Task
Set down each line of the data below exactly as it stands, dropping the pictures.

Supplied information
::::

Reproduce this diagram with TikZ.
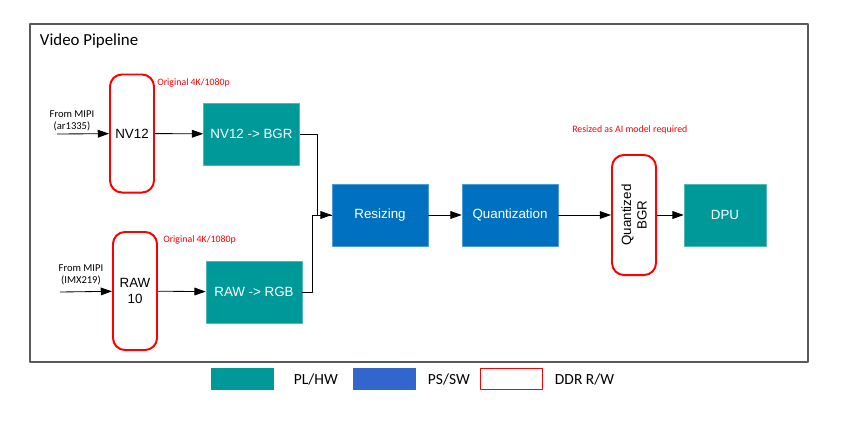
\documentclass[tikz,border=0pt]{standalone}
\usepackage{fontspec}
\setmainfont{Carlito}
\newfontfamily\boxfont{Liberation Sans}
\usetikzlibrary{arrows.meta}
\definecolor{plteal}{RGB}{0,153,153}
\definecolor{psblue}{RGB}{0,112,192}
\definecolor{legblue}{RGB}{51,102,204}
\definecolor{ddrred}{RGB}{255,0,0}
\begin{document}
\begin{tikzpicture}[x=.025cm,y=-.025cm,line join=round,
    hwbox/.style={fill=plteal,draw=plteal!70!white,line width=.4pt,text=white,
      font=\boxfont\fontsize{9.5}{11}\selectfont,minimum width=2.4cm,minimum height=1.55cm},
    swbox/.style={hwbox,fill=psblue,draw=psblue!70!white},
    ddrbox/.style={draw=ddrred,line width=1.4pt,rounded corners=.3cm,
      font=\boxfont\fontsize{9.5}{11}\selectfont,align=center,
      minimum width=1.1cm,minimum height=2.95cm,inner sep=1pt},
    note/.style={text=ddrred,font=\fontsize{7}{8}\selectfont,anchor=west,inner sep=0pt},
    src/.style={font=\fontsize{7.5}{9}\selectfont,align=center,inner sep=0pt},
    flow/.style={-{Triangle[length=8pt,width=5.5pt]},line width=.6pt}]
    \useasboundingbox (0,0) rectangle (845,421);
    \draw[line width=.8pt,black!65] (30,24) rectangle (808,362);
    \node[anchor=west,font=\fontsize{12}{14}\selectfont] (title) at (35,41) {Video Pipeline};
    % first camera
    \coordinate (mipia) at (57,134);
    \node[src] (srca) at (72,121) {From MIPI\\(ar1335)};
    \node[ddrbox] (nv12) at (132,133.5) {NV12};
    \node[note] (origa) at (157,83) {Original 4K/1080p};
    \node[hwbox] (nvbgr) at (251.5,134) {NV12 -> BGR};
    % second camera
    \coordinate (mipib) at (60,292);
    \node[src] (srcb) at (81,275) {From MIPI\\(IMX219)};
    \node[ddrbox] (raw10) at (135,291) {RAW\\10};
    \node[note] (origb) at (163,240) {Original 4K/1080p};
    \node[hwbox] (rawrgb) at (254,292) {RAW -> RGB};
    % common part
    \node[swbox] (resize) at (380,215) {Resizing};
    \node[swbox] (quant) at (510,215) {Quantization};
    \node[ddrbox,minimum height=3cm] (qbgr) at (634,215) {};
    \node[rotate=90,align=center,font=\boxfont\fontsize{9.5}{11}\selectfont] (qbgrtxt) at (qbgr) {Quantized\\BGR};
    \node[note] (aimodel) at (572,130) {Resized as AI model required};
    \node[hwbox,minimum width=2.05cm] (dpu) at (725,215) {DPU};
    \draw[flow] (mipia) -- (nv12);
    \draw[flow] (mipib) -- (raw10);
    \draw[flow] (nv12) -- (nvbgr);
    \draw[flow] (raw10) -- (rawrgb);
    \draw[flow] (nvbgr.east) -- ++(18,0) |- (resize.west);
    \draw[line width=.6pt] (rawrgb.east) -- ++(10,0) |- (resize.west);
    \draw[flow] (resize) -- (quant);
    \draw[flow] (quant) -- (qbgr);
    \draw[flow] (qbgr) -- (dpu);
    % legend
    \node[fill=plteal,minimum width=1.575cm,minimum height=.55cm] (leghw) at (242.5,379) {};
    \node[anchor=west,font=\fontsize{11}{12}\selectfont] (leghwtxt) at (289,379) {PL/HW};
    \node[fill=legblue,minimum width=1.575cm,minimum height=.55cm] (legsw) at (384.5,379) {};
    \node[anchor=west,font=\fontsize{11}{12}\selectfont] (legswtxt) at (423,379) {PS/SW};
    \node[draw=ddrred,line width=.5pt,minimum width=1.55cm,minimum height=.53cm] (legddr) at (511,379) {};
    \node[anchor=west,font=\fontsize{11}{12}\selectfont] (legddrtxt) at (550,379) {DDR R/W};
  \end{tikzpicture}
\end{document}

::::

Exercise response
Reproduce this diagram with TikZ.
\documentclass[tikz,border=0pt]{standalone}
\usepackage{fontspec}
\setmainfont{Carlito}
\newfontfamily\boxfont{Liberation Sans}
\usetikzlibrary{arrows.meta}
\definecolor{plteal}{RGB}{0,153,153}
\definecolor{psblue}{RGB}{0,112,192}
\definecolor{legblue}{RGB}{51,102,204}
\definecolor{ddrred}{RGB}{255,0,0}
\begin{document}
\begin{tikzpicture}[x=.025cm,y=-.025cm,line join=round,
    hwbox/.style={fill=plteal,draw=plteal!70!white,line width=.4pt,text=white,
      font=\boxfont\fontsize{9.5}{11}\selectfont,minimum width=2.4cm,minimum height=1.55cm},
    swbox/.style={hwbox,fill=psblue,draw=psblue!70!white},
    ddrbox/.style={draw=ddrred,line width=1.4pt,rounded corners=.3cm,
      font=\boxfont\fontsize{9.5}{11}\selectfont,align=center,
      minimum width=1.1cm,minimum height=2.95cm,inner sep=1pt},
    note/.style={text=ddrred,font=\fontsize{7}{8}\selectfont,anchor=west,inner sep=0pt},
    src/.style={font=\fontsize{7.5}{9}\selectfont,align=center,inner sep=0pt},
    flow/.style={-{Triangle[length=8pt,width=5.5pt]},line width=.6pt}]
    \useasboundingbox (0,0) rectangle (845,421);
    \draw[line width=.8pt,black!65] (30,24) rectangle (808,362);
    \node[anchor=west,font=\fontsize{12}{14}\selectfont] (title) at (35,41) {Video Pipeline};
    % first camera
    \coordinate (mipia) at (57,134);
    \node[src] (srca) at (72,121) {From MIPI\\(ar1335)};
    \node[ddrbox] (nv12) at (132,133.5) {NV12};
    \node[note] (origa) at (157,83) {Original 4K/1080p};
    \node[hwbox] (nvbgr) at (251.5,134) {NV12 -> BGR};
    % second camera
    \coordinate (mipib) at (60,292);
    \node[src] (srcb) at (81,275) {From MIPI\\(IMX219)};
    \node[ddrbox] (raw10) at (135,291) {RAW\\10};
    \node[note] (origb) at (163,240) {Original 4K/1080p};
    \node[hwbox] (rawrgb) at (254,292) {RAW -> RGB};
    % common part
    \node[swbox] (resize) at (380,215) {Resizing};
    \node[swbox] (quant) at (510,215) {Quantization};
    \node[ddrbox,minimum height=3cm] (qbgr) at (634,215) {};
    \node[rotate=90,align=center,font=\boxfont\fontsize{9.5}{11}\selectfont] (qbgrtxt) at (qbgr) {Quantized\\BGR};
    \node[note] (aimodel) at (572,130) {Resized as AI model required};
    \node[hwbox,minimum width=2.05cm] (dpu) at (725,215) {DPU};
    \draw[flow] (mipia) -- (nv12);
    \draw[flow] (mipib) -- (raw10);
    \draw[flow] (nv12) -- (nvbgr);
    \draw[flow] (raw10) -- (rawrgb);
    \draw[flow] (nvbgr.east) -- ++(18,0) |- (resize.west);
    \draw[line width=.6pt] (rawrgb.east) -- ++(10,0) |- (resize.west);
    \draw[flow] (resize) -- (quant);
    \draw[flow] (quant) -- (qbgr);
    \draw[flow] (qbgr) -- (dpu);
    % legend
    \node[fill=plteal,minimum width=1.575cm,minimum height=.55cm] (leghw) at (242.5,379) {};
    \node[anchor=west,font=\fontsize{11}{12}\selectfont] (leghwtxt) at (289,379) {PL/HW};
    \node[fill=legblue,minimum width=1.575cm,minimum height=.55cm] (legsw) at (384.5,379) {};
    \node[anchor=west,font=\fontsize{11}{12}\selectfont] (legswtxt) at (423,379) {PS/SW};
    \node[draw=ddrred,line width=.5pt,minimum width=1.55cm,minimum height=.53cm] (legddr) at (511,379) {};
    \node[anchor=west,font=\fontsize{11}{12}\selectfont] (legddrtxt) at (550,379) {DDR R/W};
  \end{tikzpicture}
\end{document}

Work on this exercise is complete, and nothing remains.